▸ **Work instructions**: Output the material beneath this task exactly, images excluded.

++++ Dataset extract ++++

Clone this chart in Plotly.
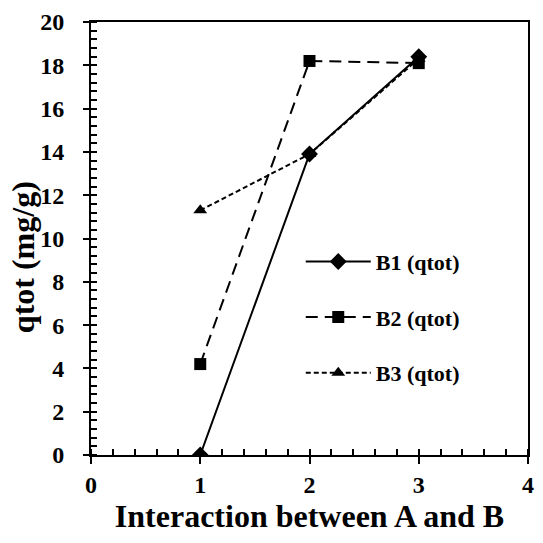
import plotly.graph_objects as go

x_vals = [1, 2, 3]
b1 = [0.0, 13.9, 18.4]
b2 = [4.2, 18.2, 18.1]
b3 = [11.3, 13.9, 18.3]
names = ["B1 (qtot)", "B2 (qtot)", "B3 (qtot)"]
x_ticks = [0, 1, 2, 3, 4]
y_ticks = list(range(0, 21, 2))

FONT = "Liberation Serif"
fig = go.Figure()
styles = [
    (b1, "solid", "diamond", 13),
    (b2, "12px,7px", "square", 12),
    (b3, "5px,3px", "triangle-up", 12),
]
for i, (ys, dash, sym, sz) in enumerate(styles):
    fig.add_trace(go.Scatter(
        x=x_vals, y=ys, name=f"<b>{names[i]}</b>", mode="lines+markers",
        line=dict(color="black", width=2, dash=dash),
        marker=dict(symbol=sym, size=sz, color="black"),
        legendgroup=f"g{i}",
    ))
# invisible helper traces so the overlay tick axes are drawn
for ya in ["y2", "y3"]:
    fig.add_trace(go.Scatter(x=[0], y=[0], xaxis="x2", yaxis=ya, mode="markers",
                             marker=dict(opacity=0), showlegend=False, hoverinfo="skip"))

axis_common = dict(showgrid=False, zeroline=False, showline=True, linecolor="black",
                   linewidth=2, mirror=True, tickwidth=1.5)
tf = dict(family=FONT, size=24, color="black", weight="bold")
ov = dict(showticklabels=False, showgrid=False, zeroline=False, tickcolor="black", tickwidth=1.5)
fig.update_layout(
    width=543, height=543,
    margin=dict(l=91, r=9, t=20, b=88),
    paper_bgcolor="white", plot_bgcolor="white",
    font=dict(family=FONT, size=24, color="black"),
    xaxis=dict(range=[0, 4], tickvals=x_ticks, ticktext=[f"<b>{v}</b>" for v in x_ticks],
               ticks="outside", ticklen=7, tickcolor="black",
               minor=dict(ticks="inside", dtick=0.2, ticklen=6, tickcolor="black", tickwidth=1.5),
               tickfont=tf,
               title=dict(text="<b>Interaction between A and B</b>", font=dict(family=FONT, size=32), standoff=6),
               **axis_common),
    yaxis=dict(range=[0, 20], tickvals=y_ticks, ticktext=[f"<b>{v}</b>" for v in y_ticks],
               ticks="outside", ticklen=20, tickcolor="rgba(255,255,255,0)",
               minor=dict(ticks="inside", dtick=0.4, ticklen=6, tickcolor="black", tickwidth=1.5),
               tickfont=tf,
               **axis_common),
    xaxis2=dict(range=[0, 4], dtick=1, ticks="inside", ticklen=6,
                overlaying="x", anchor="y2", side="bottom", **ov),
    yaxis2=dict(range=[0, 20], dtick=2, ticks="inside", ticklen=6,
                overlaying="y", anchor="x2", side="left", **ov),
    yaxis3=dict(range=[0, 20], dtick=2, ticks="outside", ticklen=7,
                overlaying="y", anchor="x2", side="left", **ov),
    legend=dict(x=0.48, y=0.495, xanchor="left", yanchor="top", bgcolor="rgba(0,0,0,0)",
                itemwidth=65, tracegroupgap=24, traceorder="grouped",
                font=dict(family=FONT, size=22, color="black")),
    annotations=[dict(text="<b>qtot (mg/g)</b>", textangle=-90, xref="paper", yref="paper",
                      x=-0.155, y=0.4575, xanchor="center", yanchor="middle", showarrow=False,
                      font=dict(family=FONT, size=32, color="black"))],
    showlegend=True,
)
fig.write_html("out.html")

++++

▸ **Answer to the task**:
Clone this chart in Plotly.
import plotly.graph_objects as go

x_vals = [1, 2, 3]
b1 = [0.0, 13.9, 18.4]
b2 = [4.2, 18.2, 18.1]
b3 = [11.3, 13.9, 18.3]
names = ["B1 (qtot)", "B2 (qtot)", "B3 (qtot)"]
x_ticks = [0, 1, 2, 3, 4]
y_ticks = list(range(0, 21, 2))

FONT = "Liberation Serif"
fig = go.Figure()
styles = [
    (b1, "solid", "diamond", 13),
    (b2, "12px,7px", "square", 12),
    (b3, "5px,3px", "triangle-up", 12),
]
for i, (ys, dash, sym, sz) in enumerate(styles):
    fig.add_trace(go.Scatter(
        x=x_vals, y=ys, name=f"<b>{names[i]}</b>", mode="lines+markers",
        line=dict(color="black", width=2, dash=dash),
        marker=dict(symbol=sym, size=sz, color="black"),
        legendgroup=f"g{i}",
    ))
# invisible helper traces so the overlay tick axes are drawn
for ya in ["y2", "y3"]:
    fig.add_trace(go.Scatter(x=[0], y=[0], xaxis="x2", yaxis=ya, mode="markers",
                             marker=dict(opacity=0), showlegend=False, hoverinfo="skip"))

axis_common = dict(showgrid=False, zeroline=False, showline=True, linecolor="black",
                   linewidth=2, mirror=True, tickwidth=1.5)
tf = dict(family=FONT, size=24, color="black", weight="bold")
ov = dict(showticklabels=False, showgrid=False, zeroline=False, tickcolor="black", tickwidth=1.5)
fig.update_layout(
    width=543, height=543,
    margin=dict(l=91, r=9, t=20, b=88),
    paper_bgcolor="white", plot_bgcolor="white",
    font=dict(family=FONT, size=24, color="black"),
    xaxis=dict(range=[0, 4], tickvals=x_ticks, ticktext=[f"<b>{v}</b>" for v in x_ticks],
               ticks="outside", ticklen=7, tickcolor="black",
               minor=dict(ticks="inside", dtick=0.2, ticklen=6, tickcolor="black", tickwidth=1.5),
               tickfont=tf,
               title=dict(text="<b>Interaction between A and B</b>", font=dict(family=FONT, size=32), standoff=6),
               **axis_common),
    yaxis=dict(range=[0, 20], tickvals=y_ticks, ticktext=[f"<b>{v}</b>" for v in y_ticks],
               ticks="outside", ticklen=20, tickcolor="rgba(255,255,255,0)",
               minor=dict(ticks="inside", dtick=0.4, ticklen=6, tickcolor="black", tickwidth=1.5),
               tickfont=tf,
               **axis_common),
    xaxis2=dict(range=[0, 4], dtick=1, ticks="inside", ticklen=6,
                overlaying="x", anchor="y2", side="bottom", **ov),
    yaxis2=dict(range=[0, 20], dtick=2, ticks="inside", ticklen=6,
                overlaying="y", anchor="x2", side="left", **ov),
    yaxis3=dict(range=[0, 20], dtick=2, ticks="outside", ticklen=7,
                overlaying="y", anchor="x2", side="left", **ov),
    legend=dict(x=0.48, y=0.495, xanchor="left", yanchor="top", bgcolor="rgba(0,0,0,0)",
                itemwidth=65, tracegroupgap=24, traceorder="grouped",
                font=dict(family=FONT, size=22, color="black")),
    annotations=[dict(text="<b>qtot (mg/g)</b>", textangle=-90, xref="paper", yref="paper",
                      x=-0.155, y=0.4575, xanchor="center", yanchor="middle", showarrow=False,
                      font=dict(family=FONT, size=32, color="black"))],
    showlegend=True,
)
fig.write_html("out.html")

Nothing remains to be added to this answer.